Now I have two books in development. Last week I talked about my next collection of blog posts. I’m still organizing that one, but now I have given myself permission to take another collection off the back burner.
For three or four years, I have been tinkering with the idea of accumulating my thoughts about writing into a book, which has always had the working title Write anything until you write Something.
A couple of things held me back. First, there are oodles of books about writing; what good would it do to toss another one into that ocean? Second, I have published 17 books, and the next one to sell as many as 100 copies will be the first one. What can a writer with virtually no sales offer readers?
Recently I have returned to an old habit that I had been neglecting, a habit that is essential if a person wants to be a writer: I started reading again, and especially I started reading books about writing and the creative process. Last year I read only 31 books — it had been years since I averaged less than a book a week — and then I read only five books in the first four months of 2026. What especially got my attention was the zero books I read in March, but it took me another month to overcome the inertia.

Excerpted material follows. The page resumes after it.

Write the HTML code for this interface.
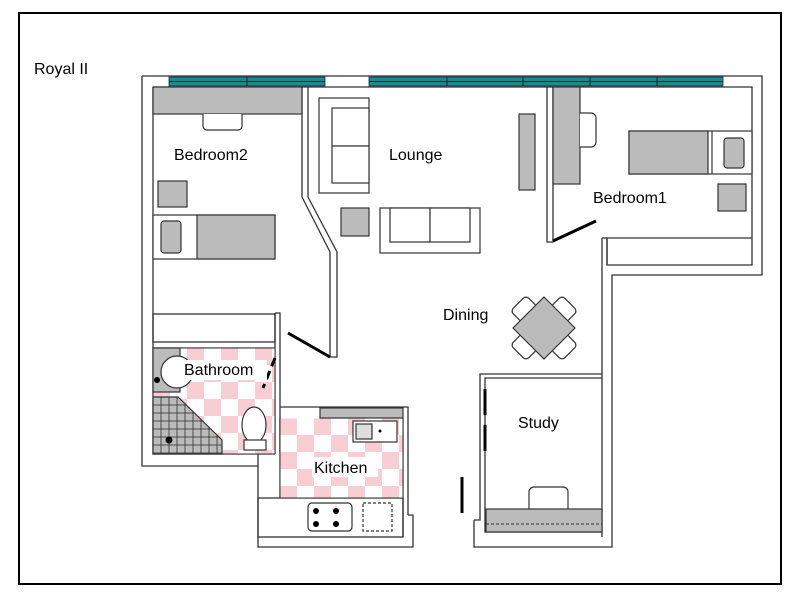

I devoured five books in May and finished a sixth on June 1. This week I’m three-quarters of the way through a revisit of Elizabeth Gilbert’s wonderful book about a creative life, Big Magic, and Friday morning my brain exploded and I wrote the introduction to my book about writing.
Goes like this:
How dare I write a book about writing? Nobody has ever heard of me.
That’s not the point. I am a writer. I have been writing all of my life, and my life has been long by many standards. I have been alive longer than my father’s mother, longer than my older brother, and longer than my dear wife, all who were older than I was when the count began.
My point is that I was writing that whole time. I never stopped writing.
Because writers write. It’s our whole purpose — not to be famous, not to go down in history, not to make best-seller lists, but to write — to explore the infinite ways that words can dance, to find joy in the interplay, to delight in the play, to play as a child plays in the dirt, to make mud pies with words, to make the words sing with or without a melody.
To write anything until you write Something.
And once you’ve done that, to keep on writing.